Jayden Wade

IMG Ascenders
- Position: Quarterback

Personal information
- Listed height: 6 ft 3 in (1.91 m)
- Listed weight: 190 lb (86 kg)

Career information
- High school: IMG Academy (Bradenton, Florida)

= Jayden Wade =

Jayden Wade is an American football quarterback at IMG Academy in Bradenton, Florida.
==Early life==
Wade is from Los Angeles, California, and was raised by his single mother. He grew up playing football as a quarterback and from age eight received instruction at Laced Facts Academy from former Louisville player Mike Evans. Wade received his first offers to play NCAA Division I college football while in seventh grade. In eighth grade, he moved to Florida to attend IMG Academy in Bradenton, known for its sports programs. That year, he was a backup quarterback and completed 14 of 20 passes for 199 yards and a touchdown.

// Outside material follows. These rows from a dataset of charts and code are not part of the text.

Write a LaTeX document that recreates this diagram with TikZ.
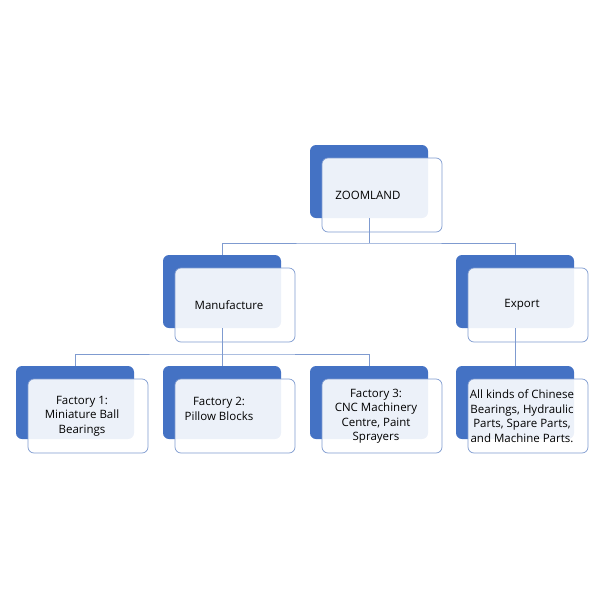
\documentclass[tikz,border=0pt]{standalone}
\usepackage{fontspec}
\setmainfont{Open Sans}
\definecolor{bk}{HTML}{4472C4}
\definecolor{ln}{HTML}{7F9BD0}
\begin{document}
\begin{tikzpicture}[x=1pt,y=-1pt,
 back/.style={fill=bk,rounded corners=6pt},
 front/.style={draw=ln,line width=0.7pt,fill=white,fill opacity=0.9,text opacity=1,rounded corners=6pt},
 lbl/.style={font=\fontsize{11.5}{14.5}\selectfont,align=center,text=black},
 con/.style={draw=ln,line width=0.7pt}]
\useasboundingbox (0,0) rectangle (600,600);
\newcommand\bx[5]{% name, x, y (blue top-left), text
 \fill[back] (#2,#3) rectangle ++(118,73);
 \path[front] (#2+12,#3+13) rectangle ++(120,74);
 \node[lbl] (#1) at (#2+66+#5,#3+50) {#4};
 \coordinate (#1t) at (#2+59,#3);
 \coordinate (#1b) at (#2+59,#3+73);
}
\bx{z}{310}{145}{ZOOMLAND}{-8}
\bx{m}{163}{255}{Manufacture}{0}
\bx{e}{456}{255}{Export}{0}
\bx{f1}{16}{366}{Factory 1:\\Miniature Ball\\Bearings}{0}
\bx{f2}{163}{366}{Factory 2:\\Pillow Blocks\\ }{-10}
\bx{f3}{310}{366}{Factory 3:\\CNC Machinery\\Centre, Paint\\Sprayers}{0}
\bx{ec}{456}{366}{All kinds of Chinese\\Bearings, Hydraulic\\Parts, Spare Parts,\\and Machine Parts.}{0}
\draw[con] (zb) -- ++(0,25) coordinate (zh);
\draw[con] (mt) |- (zh) -| (et);
\draw[con] (mb) -- ++(0,26) coordinate (mh);
\draw[con] (f1t) |- (mh) -| (f3t);
\draw[con] (f2t) -- (mb);
\draw[con] (eb) -- (ect);
\end{tikzpicture}
\end{document}
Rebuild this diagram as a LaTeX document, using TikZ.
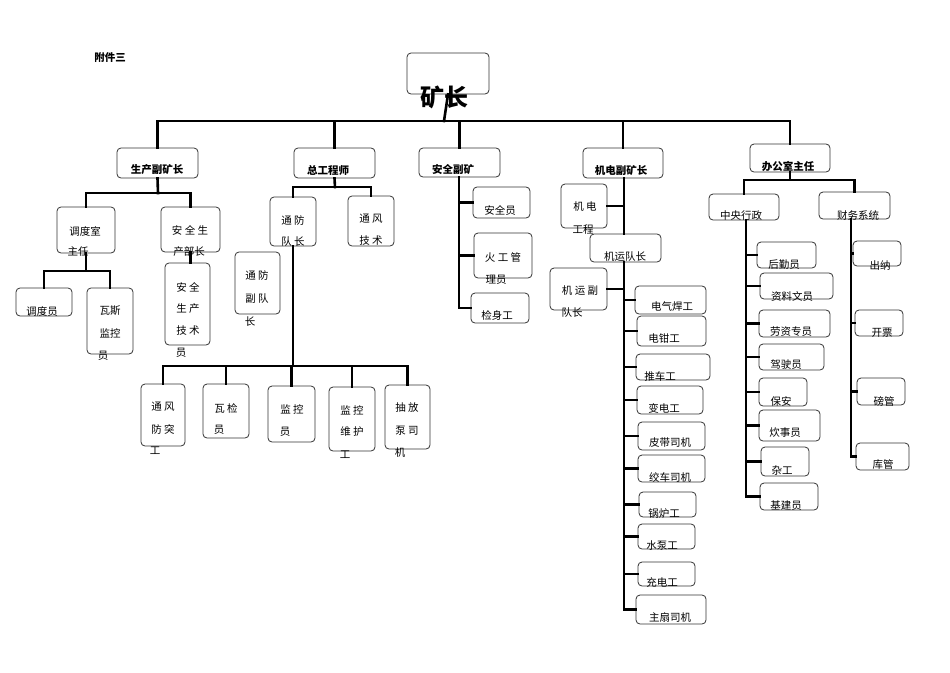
\documentclass[tikz,border=0pt]{standalone}
\usepackage{fontspec}
\setmainfont{Noto Sans CJK SC}
\begin{document}
\begin{tikzpicture}[x=1pt,y=-1pt,
  box/.style={draw=black!80,line width=0.8pt,rounded corners=4pt,inner sep=0pt},
  conn/.style={line width=2.6pt,line cap=rect},
  t/.style={inner sep=0pt,font=\fontsize{10.5}{12}\selectfont},
  tb/.style={inner sep=0pt,font=\fontsize{10.5}{12}\selectfont\bfseries}]
\useasboundingbox (0,0) rectangle (950,672);
\newcommand{\bx}[5]{\node[box,minimum width={(#4-#2)*1pt},minimum height={(#5-#3)*1pt}] (#1) at ({(#2+#4)/2},{(#3+#5)/2}) {};}
\node[tb] (fj) at (110,58) {附件三};
% level 0/1
\bx{kz}{407}{53}{489}{94}
\node[inner sep=0pt,font=\fontsize{24}{26}\selectfont\bfseries] at (444,97) {矿长};
\bx{sc}{117}{148}{198}{178}\node[tb] at (157,170) {生产副矿长};
\bx{zg}{294}{148}{375}{178}\node[tb] at (328,170) {总工程师};
\bx{aq}{419}{148}{500}{177}\node[tb] at (453,170) {安全副矿};
\bx{jd}{583}{148}{663}{178}\node[tb] at (621,171) {机电副矿长};
\bx{bg}{750}{144}{830}{172}\node[tb] at (788,166) {办公室主任};
\coordinate (top) at (444,121);
\draw[conn] (kz.south) -- (top);
\draw[conn] (sc.north) |- (top) -| (bg.north);
\draw[conn] (zg.north) -- (zg.north|-top);
\draw[conn] (aq.north) -- (aq.north|-top);
\draw[conn] (jd.north) -- (jd.north|-top);
% production
\bx{dd}{57}{207}{115}{253}\node[t] at (85,231) {调度室};\node[t] at (78,252) {主任};
\bx{aqs}{161}{207}{220}{252}\node[t] at (190,230) {安 全 生};\node[t] at (189,252) {产部长};
\coordinate (b1) at (158,193);
\draw[conn] (sc.south) -- (b1);
\draw[conn] (dd.north) |- (b1) -| (aqs.north);
\bx{ddy}{16}{288}{72}{316}\node[t] at (42,311) {调度员};
\bx{ws}{87}{288}{133}{354}\node[t] at (110,311) {瓦斯};\node[t] at (110,333) {监控};\node[t] at (103,356) {员};
\coordinate (b2) at (86,271);
\draw[conn] (dd.south) -- (b2);
\draw[conn] (ddy.north) |- (b2) -| (ws.north);
\bx{js}{165}{263}{210}{345}\node[t] at (188,287) {安 全};\node[t] at (188,309) {生 产};\node[t] at (188,331) {技 术};\node[t] at (181,353) {员};
\draw[conn] (aqs.south) -- (aqs.south|-js.north);
% chief engineer
\bx{tf}{270}{197}{316}{246}\node[t] at (293,221) {通 防};\node[t] at (293,242) {队 长};
\bx{tfj}{348}{196}{394}{246}\node[t] at (371,219) {通 风};\node[t] at (371,241) {技 术};
\bx{tff}{235}{252}{280}{314}\node[t] at (257,276) {通 防};\node[t] at (257,299) {副 队};\node[t] at (250,321) {长};
\coordinate (b3) at (335,187);
\draw[conn] (zg.south) -- (b3);
\draw[conn] (tf.north) |- (b3) -| (tfj.north);
\bx{c1}{141}{384}{185}{446}\node[t] at (163,407) {通 风};\node[t] at (163,429) {防 突};\node[t] at (155,451) {工};
\bx{c2}{203}{384}{249}{438}\node[t] at (226,408) {瓦 检};\node[t] at (219,430) {员};
\bx{c3}{268}{386}{315}{442}\node[t] at (292,409) {监 控};\node[t] at (285,432) {员};
\bx{c4}{329}{387}{375}{451}\node[t] at (352,410) {监 控};\node[t] at (352,432) {维 护};\node[t] at (345,455) {工};
\bx{c5}{385}{385}{430}{449}\node[t] at (407,408) {抽 放};\node[t] at (407,431) {泵 司};\node[t] at (400,453) {机};
\coordinate (b4) at (293,366);
\draw[conn] (tf.south) -- (b4);
\draw[conn] (c1.north) |- (b4) -| (c5.north);
\foreach \n in {c2,c3,c4} \draw[conn] (\n.north) -- (\n.north|-b4);
% safety
\bx{a1}{473}{187}{530}{218}\node[t] at (500,210) {安全员};
\bx{a2}{474}{233}{532}{278}\node[t] at (503,257) {火 工 管};\node[t] at (496,280) {理员};
\bx{a3}{471}{293}{529}{323}\node[t] at (497,316) {检身工};
\coordinate (at) at (459,177);
\draw[conn] (at) |- (a3.west);
\draw[conn] (at|-a1.west) -- (a1.west);
\draw[conn] (at|-a2.west) -- (a2.west);
% electro-mechanical
\bx{jg}{561}{184}{607}{228}\node[t] at (585,207) {机 电};\node[t] at (583,230) {工程};
\bx{jy}{590}{234}{661}{262}\node[t] at (625,257) {机运队长};
\bx{jyf}{550}{268}{607}{310}\node[t] at (580,291) {机 运 副};\node[t] at (572,313) {队长};
\coordinate (jt) at (624,178);
\draw[conn] (jt) -- (jt|-jy.north);
\draw[conn] (jg.east) -- (jt|-jg.east);
\coordinate (jt2) at (624,262);
\draw[conn] (jyf.east) -- (jt2|-jyf.east);
\bx{w1}{635}{286}{706}{314}\node[t] at (672,307) {电气焊工};
\bx{w2}{637}{316}{706}{346}\node[t] at (664,339) {电钳工};
\bx{w3}{636}{354}{710}{380}\node[t] at (660,376) {推车工};
\bx{w4}{637}{386}{703}{414}\node[t] at (664,408) {变电工};
\bx{w5}{638}{422}{705}{450}\node[t] at (670,443) {皮带司机};
\bx{w6}{638}{455}{705}{482}\node[t] at (670,477) {绞车司机};
\bx{w7}{639}{492}{696}{517}\node[t] at (664,514) {锅炉工};
\bx{w8}{638}{524}{695}{549}\node[t] at (662,546) {水泵工};
\bx{w9}{638}{562}{695}{586}\node[t] at (662,582) {充电工};
\bx{w10}{636}{595}{706}{624}\node[t] at (670,618) {主扇司机};
\draw[conn] (jt2) |- (w10.west);
\foreach \n in {w1,w2,w3,w4,w5,w6,w7,w8,w9} \draw[conn] (jt2|-\n.west) -- (\n.west);
% office
\bx{zy}{709}{194}{779}{220}\node[t] at (741,216) {中央行政};
\bx{cw}{819}{192}{890}{219}\node[t] at (858,215) {财务系统};
\coordinate (b5) at (790,180);
\draw[conn] (bg.south) -- (b5);
\draw[conn] (zy.north) |- (b5) -| (cw.north);
\bx{o1}{757}{242}{816}{268}\node[t] at (784,265) {后勤员};
\bx{o2}{760}{273}{833}{299}\node[t] at (792,296) {资料文员};
\bx{o3}{759}{310}{830}{337}\node[t] at (791,332) {劳资专员};
\bx{o4}{759}{344}{824}{370}\node[t] at (786,365) {驾驶员};
\bx{o5}{759}{378}{807}{406}\node[t] at (781,401) {保安};
\bx{o6}{759}{410}{820}{441}\node[t] at (785,433) {炊事员};
\bx{o7}{761}{447}{809}{476}\node[t] at (782,470) {杂工};
\bx{o8}{760}{483}{818}{510}\node[t] at (786,506) {基建员};
\coordinate (ot) at (746,220);
\draw[conn] (ot) |- (o8.west);
\foreach \n in {o1,o2,o3,o4,o5,o6,o7} \draw[conn] (ot|-\n.west) -- (\n.west);
\bx{f1}{853}{241}{901}{266}\node[t] at (880,265) {出纳};
\bx{f2}{855}{310}{903}{336}\node[t] at (882,333) {开票};
\bx{f3}{857}{378}{905}{405}\node[t] at (884,401) {磅管};
\bx{f4}{856}{443}{909}{470}\node[t] at (883,465) {库管};
\coordinate (ft) at (851,219);
\draw[conn] (ft) |- (f4.west);
\foreach \n in {f1,f2,f3} \draw[conn] (ft|-\n.west) -- (\n.west);
\end{tikzpicture}
\end{document}
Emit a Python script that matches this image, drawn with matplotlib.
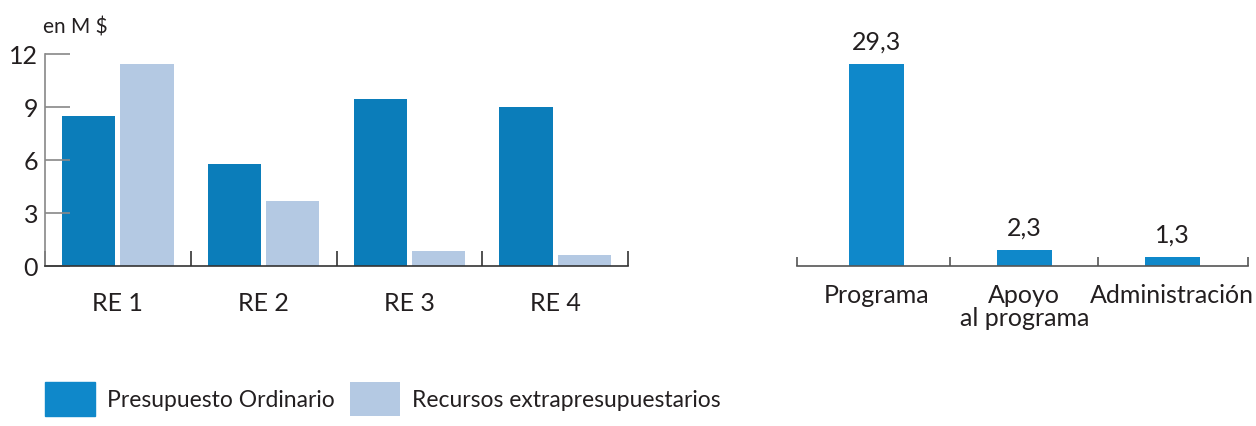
import matplotlib.pyplot as plt
import numpy as np

plt.rcParams['font.family'] = ['Lato', 'DejaVu Sans']

# left chart data (en M $)
re_labels = ["RE 1", "RE 2", "RE 3", "RE 4"]
ordinario = [8.5, 5.8, 9.45, 9.0]
extra = [11.45, 3.7, 0.85, 0.65]

# right chart data
gasto_labels = ["Programa", "Apoyo\nal programa", "Administración"]
gasto_values = [29.3, 2.3, 1.3]
gasto_text = ["29,3", "2,3", "1,3"]

dark = "#0b7dba"
dark2 = "#0f88ca"
light = "#b4c9e3"
txt = "#231f20"

W, H = 1256, 427
fig = plt.figure(figsize=(W / 100, H / 100), dpi=100)

# ---- left chart
ax = fig.add_axes([45 / W, (H - 267) / H, 583 / W, 212 / H])
x = np.arange(len(re_labels))
b1 = ax.bar(x - 0.2, ordinario, 0.364, color=dark, label="Presupuesto Ordinario")
b2 = ax.bar(x + 0.2, extra, 0.364, color=light, label="Recursos extrapresupuestarios")
ax.set_xlim(-0.5, 3.5)
ax.set_ylim(0, 12)
ax.set_yticks([0, 3, 6, 9, 12])
ax.set_xticks(np.arange(-0.5, 4, 1))
ax.set_xticklabels([])
ax.set_xticks(x, minor=True)
ax.set_xticklabels(re_labels, minor=True)
ax.tick_params(axis="x", which="major", direction="in", length=11, width=1.2, color="#333333")
ax.tick_params(axis="x", which="minor", length=0, pad=18, labelsize=18, labelcolor=txt)
ax.tick_params(axis="y", direction="in", length=18, width=1.2, color="#888888",
               labelsize=18, labelcolor=txt, pad=5)
for s in ["top", "right"]:
    ax.spines[s].set_visible(False)
ax.spines["left"].set_color("#888888")
ax.spines["left"].set_linewidth(1.2)
ax.spines["bottom"].set_color("#333333")
ax.spines["bottom"].set_linewidth(1.2)
ax.set_zorder(1)

fig.text(43 / W, (H - 33) / H, "en M $", fontsize=15, color=txt, va="baseline", ha="left")

# ---- right chart
ax2 = fig.add_axes([797 / W, (H - 267) / H, 451 / W, 212 / H])
x2 = np.arange(len(gasto_labels))
bars = ax2.bar(x2, gasto_values, 0.37, color=dark2)
ax2.set_xlim(-0.535, 2.512)
ax2.set_ylim(0, 29.3 * 212 / 202)
for rect, t in zip(bars, gasto_text):
    ax2.annotate(t, (rect.get_x() + rect.get_width() / 2, rect.get_height()),
                 xytext=(0, 11), textcoords="offset points", ha="center", va="baseline",
                 fontsize=18, color=txt)
ax2.set_xticks([-0.535, 0.5, 1.5, 2.512])
ax2.set_xticklabels([])
ax2.set_xticks(x2, minor=True)
ax2.set_xticklabels(gasto_labels, minor=True, linespacing=1.0)
ax2.tick_params(axis="x", which="major", direction="in", length=6.5, width=1.2, color="#555555")
ax2.tick_params(axis="x", which="minor", length=0, pad=12, labelsize=18, labelcolor=txt)
ax2.set_yticks([])
for s in ["top", "right", "left"]:
    ax2.spines[s].set_visible(False)
ax2.spines["bottom"].set_color("#555555")
ax2.spines["bottom"].set_linewidth(1.2)

# ---- legend
fs = 16.5
fpx = fs * 100 / 72
leg = fig.legend(handles=[b1, b2], loc="upper left", bbox_to_anchor=(45 / W, 1 - 383 / H),
                 ncol=2, frameon=False, fontsize=fs, borderpad=0, borderaxespad=0,
                 handlelength=50 / fpx, handleheight=44 / fpx, handletextpad=12 / fpx,
                 columnspacing=15 / fpx, labelcolor=txt)
leg.legend_handles[0].set_color(dark2)

fig.savefig("out.png", dpi=100)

In 2024, as a freshman, Wade was a backup to Ty Hawkins but also started a game, becoming IMG's first freshman starter at the position in three years. In his only start, Wade ran for a 43-yard touchdown and threw for 221 yards and three scores. Wade won a starting role as a sophomore at IMG in 2025, throwing for 1,383 yards and 20 touchdowns to two interceptions while also running for 243 yards and three scores. He quarterbacked IMG to an undefeated 9–0 record.

Wade is a five-star recruit and the top-ranked quarterback in the class of 2028. In November 2025, he committed to play college football for the Georgia Bulldogs.